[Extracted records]
━━━━
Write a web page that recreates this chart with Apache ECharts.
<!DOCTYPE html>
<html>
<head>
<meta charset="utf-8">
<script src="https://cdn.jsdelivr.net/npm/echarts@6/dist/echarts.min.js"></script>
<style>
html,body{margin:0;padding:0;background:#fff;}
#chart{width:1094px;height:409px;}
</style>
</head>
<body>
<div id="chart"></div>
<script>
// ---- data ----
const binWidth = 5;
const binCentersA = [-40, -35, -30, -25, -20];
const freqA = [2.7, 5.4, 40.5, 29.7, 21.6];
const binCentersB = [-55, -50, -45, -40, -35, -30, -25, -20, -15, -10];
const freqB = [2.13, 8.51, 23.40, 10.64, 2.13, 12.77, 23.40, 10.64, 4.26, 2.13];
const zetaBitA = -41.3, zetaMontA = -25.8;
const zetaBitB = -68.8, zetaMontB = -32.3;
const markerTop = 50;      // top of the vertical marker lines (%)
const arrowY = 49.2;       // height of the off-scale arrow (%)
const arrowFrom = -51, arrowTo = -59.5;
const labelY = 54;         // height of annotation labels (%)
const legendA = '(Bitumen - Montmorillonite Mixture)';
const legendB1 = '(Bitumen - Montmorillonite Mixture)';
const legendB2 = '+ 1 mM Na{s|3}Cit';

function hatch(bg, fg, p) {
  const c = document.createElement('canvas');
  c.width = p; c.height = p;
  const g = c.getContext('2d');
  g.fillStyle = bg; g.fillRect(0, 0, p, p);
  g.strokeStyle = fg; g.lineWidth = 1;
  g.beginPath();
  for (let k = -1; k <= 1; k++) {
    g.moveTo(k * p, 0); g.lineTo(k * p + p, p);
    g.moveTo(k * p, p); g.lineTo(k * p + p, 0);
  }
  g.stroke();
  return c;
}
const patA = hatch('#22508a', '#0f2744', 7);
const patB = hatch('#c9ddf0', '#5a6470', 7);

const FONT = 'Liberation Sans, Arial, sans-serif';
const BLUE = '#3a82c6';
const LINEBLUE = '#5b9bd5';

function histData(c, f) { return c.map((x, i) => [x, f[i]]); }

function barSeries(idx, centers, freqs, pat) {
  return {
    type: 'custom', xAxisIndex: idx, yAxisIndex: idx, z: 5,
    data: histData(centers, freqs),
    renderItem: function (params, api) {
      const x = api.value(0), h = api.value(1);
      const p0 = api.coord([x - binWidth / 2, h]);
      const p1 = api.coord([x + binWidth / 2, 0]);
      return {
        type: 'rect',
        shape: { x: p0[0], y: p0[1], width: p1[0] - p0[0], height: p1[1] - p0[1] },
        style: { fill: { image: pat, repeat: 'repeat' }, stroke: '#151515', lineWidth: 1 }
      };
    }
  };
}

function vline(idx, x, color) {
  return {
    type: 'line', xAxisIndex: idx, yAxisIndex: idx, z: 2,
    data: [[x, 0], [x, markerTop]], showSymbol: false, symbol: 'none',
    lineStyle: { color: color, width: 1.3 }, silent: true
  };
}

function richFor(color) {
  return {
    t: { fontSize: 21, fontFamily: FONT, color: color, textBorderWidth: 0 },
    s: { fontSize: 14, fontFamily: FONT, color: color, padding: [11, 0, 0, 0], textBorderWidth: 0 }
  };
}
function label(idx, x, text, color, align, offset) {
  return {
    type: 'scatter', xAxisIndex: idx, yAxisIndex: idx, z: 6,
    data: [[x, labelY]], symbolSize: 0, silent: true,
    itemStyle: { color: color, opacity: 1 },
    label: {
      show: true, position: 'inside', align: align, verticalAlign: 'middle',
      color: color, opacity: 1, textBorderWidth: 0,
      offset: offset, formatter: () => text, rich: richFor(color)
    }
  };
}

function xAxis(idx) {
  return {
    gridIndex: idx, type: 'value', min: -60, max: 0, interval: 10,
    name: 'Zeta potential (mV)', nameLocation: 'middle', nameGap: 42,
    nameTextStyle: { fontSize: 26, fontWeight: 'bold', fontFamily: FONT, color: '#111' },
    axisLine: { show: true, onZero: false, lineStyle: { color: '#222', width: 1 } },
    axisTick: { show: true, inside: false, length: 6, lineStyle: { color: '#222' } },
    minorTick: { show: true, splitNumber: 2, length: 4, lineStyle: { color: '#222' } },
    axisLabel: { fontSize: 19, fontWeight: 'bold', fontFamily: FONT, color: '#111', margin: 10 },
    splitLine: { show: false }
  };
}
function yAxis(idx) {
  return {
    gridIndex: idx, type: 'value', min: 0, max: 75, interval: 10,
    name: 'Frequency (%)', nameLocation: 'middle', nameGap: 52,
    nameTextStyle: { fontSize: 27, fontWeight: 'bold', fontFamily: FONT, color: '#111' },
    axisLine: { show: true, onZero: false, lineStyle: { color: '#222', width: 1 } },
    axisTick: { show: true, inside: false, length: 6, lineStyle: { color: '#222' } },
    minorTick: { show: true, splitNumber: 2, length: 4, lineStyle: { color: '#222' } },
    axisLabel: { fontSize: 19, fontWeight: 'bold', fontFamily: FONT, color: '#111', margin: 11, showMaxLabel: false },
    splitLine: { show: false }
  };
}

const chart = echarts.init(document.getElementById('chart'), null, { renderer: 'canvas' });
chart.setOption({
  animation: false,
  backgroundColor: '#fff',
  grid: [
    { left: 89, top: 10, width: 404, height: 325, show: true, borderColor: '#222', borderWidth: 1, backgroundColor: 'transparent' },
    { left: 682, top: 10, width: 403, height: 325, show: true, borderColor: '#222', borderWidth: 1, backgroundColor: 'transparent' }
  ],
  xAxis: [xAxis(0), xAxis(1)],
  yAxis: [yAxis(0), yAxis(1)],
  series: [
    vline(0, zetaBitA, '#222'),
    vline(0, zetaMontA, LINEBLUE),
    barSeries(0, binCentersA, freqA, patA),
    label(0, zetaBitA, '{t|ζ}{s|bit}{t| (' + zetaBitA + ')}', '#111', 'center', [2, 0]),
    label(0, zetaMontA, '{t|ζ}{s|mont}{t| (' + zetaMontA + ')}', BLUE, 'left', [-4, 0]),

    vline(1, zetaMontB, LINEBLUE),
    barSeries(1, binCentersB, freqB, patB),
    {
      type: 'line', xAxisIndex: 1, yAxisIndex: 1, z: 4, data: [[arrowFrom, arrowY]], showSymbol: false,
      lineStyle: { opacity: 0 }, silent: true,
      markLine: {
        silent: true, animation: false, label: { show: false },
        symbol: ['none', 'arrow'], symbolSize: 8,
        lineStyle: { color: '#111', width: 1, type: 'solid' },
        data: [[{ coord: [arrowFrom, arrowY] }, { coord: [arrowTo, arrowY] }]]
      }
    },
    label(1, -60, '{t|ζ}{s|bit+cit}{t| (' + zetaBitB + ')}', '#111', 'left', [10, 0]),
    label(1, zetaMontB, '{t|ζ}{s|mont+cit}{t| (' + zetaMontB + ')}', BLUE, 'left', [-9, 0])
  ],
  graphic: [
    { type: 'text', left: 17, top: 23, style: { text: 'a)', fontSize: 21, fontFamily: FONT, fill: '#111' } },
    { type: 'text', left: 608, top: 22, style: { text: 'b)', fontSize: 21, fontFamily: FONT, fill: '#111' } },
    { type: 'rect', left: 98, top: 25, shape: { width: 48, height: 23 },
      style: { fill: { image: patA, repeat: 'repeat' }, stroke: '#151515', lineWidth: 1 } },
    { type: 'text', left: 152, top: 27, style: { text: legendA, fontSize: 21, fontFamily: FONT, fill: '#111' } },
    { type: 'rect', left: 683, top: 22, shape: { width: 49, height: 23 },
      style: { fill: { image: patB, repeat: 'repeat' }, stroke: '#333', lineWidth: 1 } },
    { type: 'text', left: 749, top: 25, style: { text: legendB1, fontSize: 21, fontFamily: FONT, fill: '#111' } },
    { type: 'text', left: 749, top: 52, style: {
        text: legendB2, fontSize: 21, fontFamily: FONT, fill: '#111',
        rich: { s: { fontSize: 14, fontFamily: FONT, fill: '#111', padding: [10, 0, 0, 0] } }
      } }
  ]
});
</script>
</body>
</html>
━━━━
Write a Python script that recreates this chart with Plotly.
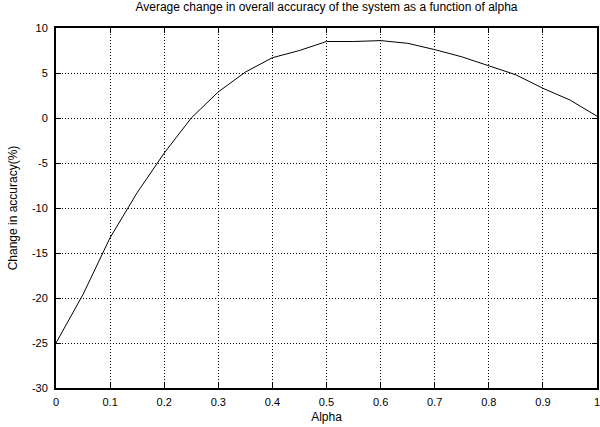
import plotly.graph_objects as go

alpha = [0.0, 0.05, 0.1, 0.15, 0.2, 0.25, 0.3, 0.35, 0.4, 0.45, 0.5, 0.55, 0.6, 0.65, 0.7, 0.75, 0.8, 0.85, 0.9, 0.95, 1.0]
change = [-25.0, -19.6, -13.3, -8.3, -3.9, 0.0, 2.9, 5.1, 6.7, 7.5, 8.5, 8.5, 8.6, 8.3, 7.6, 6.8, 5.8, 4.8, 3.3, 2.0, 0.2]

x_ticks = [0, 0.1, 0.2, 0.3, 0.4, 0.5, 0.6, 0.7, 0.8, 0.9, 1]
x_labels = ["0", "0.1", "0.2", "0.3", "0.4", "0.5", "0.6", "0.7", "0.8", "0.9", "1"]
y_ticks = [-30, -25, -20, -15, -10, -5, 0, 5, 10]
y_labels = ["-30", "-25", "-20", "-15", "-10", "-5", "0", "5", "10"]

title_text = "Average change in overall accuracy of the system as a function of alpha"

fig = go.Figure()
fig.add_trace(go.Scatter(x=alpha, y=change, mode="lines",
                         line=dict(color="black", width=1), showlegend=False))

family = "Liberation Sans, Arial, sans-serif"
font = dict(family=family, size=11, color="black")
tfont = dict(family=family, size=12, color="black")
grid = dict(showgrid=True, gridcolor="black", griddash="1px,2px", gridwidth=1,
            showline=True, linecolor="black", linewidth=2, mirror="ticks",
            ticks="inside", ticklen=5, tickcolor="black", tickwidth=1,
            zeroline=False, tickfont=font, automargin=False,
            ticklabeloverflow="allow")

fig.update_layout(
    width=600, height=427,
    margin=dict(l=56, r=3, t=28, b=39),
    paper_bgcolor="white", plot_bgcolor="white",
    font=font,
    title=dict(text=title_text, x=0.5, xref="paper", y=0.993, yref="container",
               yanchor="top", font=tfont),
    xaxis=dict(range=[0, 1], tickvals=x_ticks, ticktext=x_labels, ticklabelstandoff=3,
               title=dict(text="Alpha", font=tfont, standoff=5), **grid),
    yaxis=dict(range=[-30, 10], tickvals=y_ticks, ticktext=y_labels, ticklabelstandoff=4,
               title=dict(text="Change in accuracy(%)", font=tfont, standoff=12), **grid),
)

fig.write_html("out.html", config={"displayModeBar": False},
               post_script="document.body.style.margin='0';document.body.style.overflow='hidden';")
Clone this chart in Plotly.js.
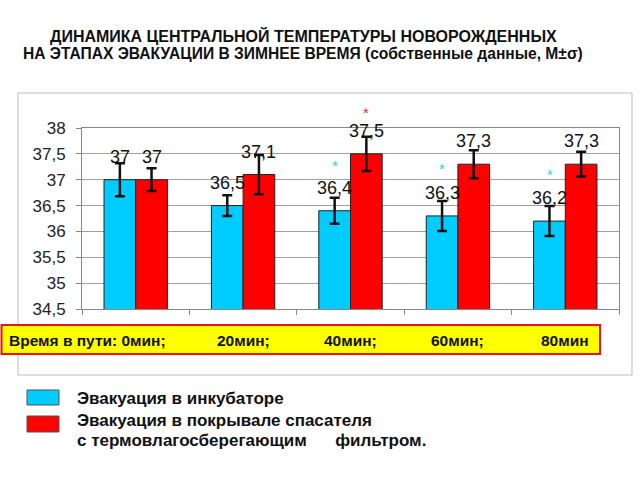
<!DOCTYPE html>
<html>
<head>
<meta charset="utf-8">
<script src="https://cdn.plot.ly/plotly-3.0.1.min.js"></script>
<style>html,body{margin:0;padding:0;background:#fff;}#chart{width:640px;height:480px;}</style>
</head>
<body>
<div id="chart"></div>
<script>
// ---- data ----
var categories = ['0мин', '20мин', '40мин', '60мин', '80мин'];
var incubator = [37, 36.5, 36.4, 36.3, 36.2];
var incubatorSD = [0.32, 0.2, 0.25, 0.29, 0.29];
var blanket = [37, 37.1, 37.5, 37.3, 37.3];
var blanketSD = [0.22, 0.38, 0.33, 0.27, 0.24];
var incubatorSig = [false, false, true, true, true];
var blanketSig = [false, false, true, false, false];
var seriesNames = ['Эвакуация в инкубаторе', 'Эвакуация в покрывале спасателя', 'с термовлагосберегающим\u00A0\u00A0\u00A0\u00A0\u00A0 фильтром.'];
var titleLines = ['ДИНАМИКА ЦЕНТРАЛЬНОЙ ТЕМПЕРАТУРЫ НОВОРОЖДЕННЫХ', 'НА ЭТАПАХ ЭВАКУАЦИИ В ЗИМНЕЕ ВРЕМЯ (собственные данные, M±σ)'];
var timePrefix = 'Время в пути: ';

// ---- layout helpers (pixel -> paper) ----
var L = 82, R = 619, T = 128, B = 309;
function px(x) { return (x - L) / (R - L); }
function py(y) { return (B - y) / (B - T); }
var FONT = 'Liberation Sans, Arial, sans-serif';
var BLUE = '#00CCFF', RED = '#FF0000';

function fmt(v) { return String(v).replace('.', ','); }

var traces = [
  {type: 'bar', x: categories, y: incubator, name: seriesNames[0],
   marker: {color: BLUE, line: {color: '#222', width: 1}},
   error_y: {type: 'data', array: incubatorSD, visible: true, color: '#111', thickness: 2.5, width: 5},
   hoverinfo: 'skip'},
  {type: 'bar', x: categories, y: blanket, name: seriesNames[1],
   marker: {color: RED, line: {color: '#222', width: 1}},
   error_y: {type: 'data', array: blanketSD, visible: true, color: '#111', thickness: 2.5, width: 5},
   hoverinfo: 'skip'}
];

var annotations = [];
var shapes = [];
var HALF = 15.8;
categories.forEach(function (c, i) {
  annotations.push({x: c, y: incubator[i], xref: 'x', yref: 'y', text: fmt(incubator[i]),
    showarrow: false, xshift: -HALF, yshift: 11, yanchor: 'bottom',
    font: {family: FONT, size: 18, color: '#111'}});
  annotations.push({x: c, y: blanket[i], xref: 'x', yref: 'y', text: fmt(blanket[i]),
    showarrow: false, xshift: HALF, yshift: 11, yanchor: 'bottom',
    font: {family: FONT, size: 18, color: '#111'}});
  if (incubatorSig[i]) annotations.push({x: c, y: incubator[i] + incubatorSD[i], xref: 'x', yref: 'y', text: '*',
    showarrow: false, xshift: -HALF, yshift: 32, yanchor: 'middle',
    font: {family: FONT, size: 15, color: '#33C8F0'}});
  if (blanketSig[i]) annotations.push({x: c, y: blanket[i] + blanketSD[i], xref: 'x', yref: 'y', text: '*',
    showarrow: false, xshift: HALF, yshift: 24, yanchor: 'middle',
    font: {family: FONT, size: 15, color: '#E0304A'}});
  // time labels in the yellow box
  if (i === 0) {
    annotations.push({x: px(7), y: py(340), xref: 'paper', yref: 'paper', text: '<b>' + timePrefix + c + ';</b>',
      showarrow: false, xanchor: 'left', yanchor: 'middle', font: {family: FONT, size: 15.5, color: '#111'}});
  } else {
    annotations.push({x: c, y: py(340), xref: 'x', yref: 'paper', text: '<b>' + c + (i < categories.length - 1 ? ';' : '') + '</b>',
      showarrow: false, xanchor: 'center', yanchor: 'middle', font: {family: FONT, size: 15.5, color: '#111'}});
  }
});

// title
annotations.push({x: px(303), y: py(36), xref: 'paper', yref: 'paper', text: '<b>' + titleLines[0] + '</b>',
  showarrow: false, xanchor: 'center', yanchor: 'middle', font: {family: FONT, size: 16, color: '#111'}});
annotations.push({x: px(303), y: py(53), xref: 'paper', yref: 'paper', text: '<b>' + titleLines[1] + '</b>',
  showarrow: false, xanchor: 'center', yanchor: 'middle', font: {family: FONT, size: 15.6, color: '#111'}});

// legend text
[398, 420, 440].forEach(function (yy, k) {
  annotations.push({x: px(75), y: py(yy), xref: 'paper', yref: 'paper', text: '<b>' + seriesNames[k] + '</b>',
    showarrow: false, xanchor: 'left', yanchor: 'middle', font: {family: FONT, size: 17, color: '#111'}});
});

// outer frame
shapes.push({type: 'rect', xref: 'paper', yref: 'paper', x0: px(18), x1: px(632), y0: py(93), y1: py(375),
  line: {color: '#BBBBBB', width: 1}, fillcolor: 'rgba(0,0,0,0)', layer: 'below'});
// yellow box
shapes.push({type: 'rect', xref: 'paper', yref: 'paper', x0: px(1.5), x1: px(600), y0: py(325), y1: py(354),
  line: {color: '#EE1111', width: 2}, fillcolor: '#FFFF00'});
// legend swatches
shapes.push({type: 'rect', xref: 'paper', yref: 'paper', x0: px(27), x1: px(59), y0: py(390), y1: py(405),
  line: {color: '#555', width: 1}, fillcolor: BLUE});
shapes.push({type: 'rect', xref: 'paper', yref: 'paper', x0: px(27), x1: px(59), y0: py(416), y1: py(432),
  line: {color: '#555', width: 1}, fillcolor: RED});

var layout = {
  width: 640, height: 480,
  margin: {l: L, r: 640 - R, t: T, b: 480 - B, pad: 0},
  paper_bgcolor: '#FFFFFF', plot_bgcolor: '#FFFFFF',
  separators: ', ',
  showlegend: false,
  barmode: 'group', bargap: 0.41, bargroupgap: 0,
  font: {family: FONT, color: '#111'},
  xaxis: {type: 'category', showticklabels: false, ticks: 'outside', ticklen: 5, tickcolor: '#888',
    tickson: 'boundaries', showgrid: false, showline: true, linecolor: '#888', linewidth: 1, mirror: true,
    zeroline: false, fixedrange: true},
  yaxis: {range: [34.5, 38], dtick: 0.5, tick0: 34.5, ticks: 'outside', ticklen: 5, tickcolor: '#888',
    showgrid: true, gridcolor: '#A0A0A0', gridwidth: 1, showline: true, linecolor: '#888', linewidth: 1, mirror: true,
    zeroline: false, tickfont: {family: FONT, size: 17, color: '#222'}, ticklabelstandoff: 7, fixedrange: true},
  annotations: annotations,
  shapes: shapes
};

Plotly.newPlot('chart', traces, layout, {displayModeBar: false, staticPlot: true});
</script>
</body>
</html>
━━━━
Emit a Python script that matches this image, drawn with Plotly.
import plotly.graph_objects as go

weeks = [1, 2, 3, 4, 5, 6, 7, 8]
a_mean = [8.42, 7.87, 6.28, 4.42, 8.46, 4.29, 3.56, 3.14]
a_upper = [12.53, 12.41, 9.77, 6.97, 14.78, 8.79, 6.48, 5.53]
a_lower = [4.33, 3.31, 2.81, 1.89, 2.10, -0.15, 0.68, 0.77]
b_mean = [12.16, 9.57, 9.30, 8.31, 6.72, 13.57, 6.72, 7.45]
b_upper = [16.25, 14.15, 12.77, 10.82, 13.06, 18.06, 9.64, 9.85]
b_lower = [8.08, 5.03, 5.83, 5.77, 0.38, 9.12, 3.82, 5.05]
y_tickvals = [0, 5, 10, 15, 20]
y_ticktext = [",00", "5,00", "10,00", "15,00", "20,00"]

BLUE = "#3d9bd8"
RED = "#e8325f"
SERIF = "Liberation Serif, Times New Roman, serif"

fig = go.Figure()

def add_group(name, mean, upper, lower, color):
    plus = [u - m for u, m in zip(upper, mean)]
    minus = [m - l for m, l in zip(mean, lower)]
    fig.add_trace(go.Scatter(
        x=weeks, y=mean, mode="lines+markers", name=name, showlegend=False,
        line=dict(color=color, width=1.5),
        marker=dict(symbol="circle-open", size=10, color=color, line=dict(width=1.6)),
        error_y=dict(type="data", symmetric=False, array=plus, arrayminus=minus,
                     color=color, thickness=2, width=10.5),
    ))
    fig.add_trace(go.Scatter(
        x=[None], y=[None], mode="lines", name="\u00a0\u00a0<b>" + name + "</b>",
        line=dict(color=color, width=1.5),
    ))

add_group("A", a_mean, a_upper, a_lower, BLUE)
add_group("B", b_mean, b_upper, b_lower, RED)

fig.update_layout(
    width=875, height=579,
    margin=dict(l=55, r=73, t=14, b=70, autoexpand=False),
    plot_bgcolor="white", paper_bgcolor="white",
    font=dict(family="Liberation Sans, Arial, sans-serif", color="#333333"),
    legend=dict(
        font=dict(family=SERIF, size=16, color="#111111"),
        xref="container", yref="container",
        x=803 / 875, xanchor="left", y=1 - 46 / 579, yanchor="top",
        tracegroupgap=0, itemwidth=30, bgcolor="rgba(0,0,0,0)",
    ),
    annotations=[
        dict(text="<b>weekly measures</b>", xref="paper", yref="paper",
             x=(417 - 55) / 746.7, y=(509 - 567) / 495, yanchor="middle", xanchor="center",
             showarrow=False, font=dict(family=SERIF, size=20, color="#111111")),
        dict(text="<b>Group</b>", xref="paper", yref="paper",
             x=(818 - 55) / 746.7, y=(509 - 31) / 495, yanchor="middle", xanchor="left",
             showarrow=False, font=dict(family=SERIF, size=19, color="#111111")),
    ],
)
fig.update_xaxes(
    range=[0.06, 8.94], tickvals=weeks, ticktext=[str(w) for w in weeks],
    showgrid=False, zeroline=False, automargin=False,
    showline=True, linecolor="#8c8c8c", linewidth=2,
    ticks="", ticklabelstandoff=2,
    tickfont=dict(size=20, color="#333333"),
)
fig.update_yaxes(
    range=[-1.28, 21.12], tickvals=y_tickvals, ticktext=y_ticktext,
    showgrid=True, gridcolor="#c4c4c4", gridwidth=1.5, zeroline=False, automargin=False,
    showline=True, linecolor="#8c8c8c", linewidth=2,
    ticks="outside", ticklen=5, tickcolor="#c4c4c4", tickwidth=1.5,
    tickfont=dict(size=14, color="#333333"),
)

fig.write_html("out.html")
━━━━
WHAT TO DO:
In the listing above, find the line with "Write a Python" and the line with "change in overall". Set down exactly those lines and everything between them, skipping pictures.

EXPECTED OUTPUT:
Write a Python script that recreates this chart with Plotly.
import plotly.graph_objects as go

alpha = [0.0, 0.05, 0.1, 0.15, 0.2, 0.25, 0.3, 0.35, 0.4, 0.45, 0.5, 0.55, 0.6, 0.65, 0.7, 0.75, 0.8, 0.85, 0.9, 0.95, 1.0]
change = [-25.0, -19.6, -13.3, -8.3, -3.9, 0.0, 2.9, 5.1, 6.7, 7.5, 8.5, 8.5, 8.6, 8.3, 7.6, 6.8, 5.8, 4.8, 3.3, 2.0, 0.2]

x_ticks = [0, 0.1, 0.2, 0.3, 0.4, 0.5, 0.6, 0.7, 0.8, 0.9, 1]
x_labels = ["0", "0.1", "0.2", "0.3", "0.4", "0.5", "0.6", "0.7", "0.8", "0.9", "1"]
y_ticks = [-30, -25, -20, -15, -10, -5, 0, 5, 10]
y_labels = ["-30", "-25", "-20", "-15", "-10", "-5", "0", "5", "10"]

title_text = "Average change in overall accuracy of the system as a function of alpha"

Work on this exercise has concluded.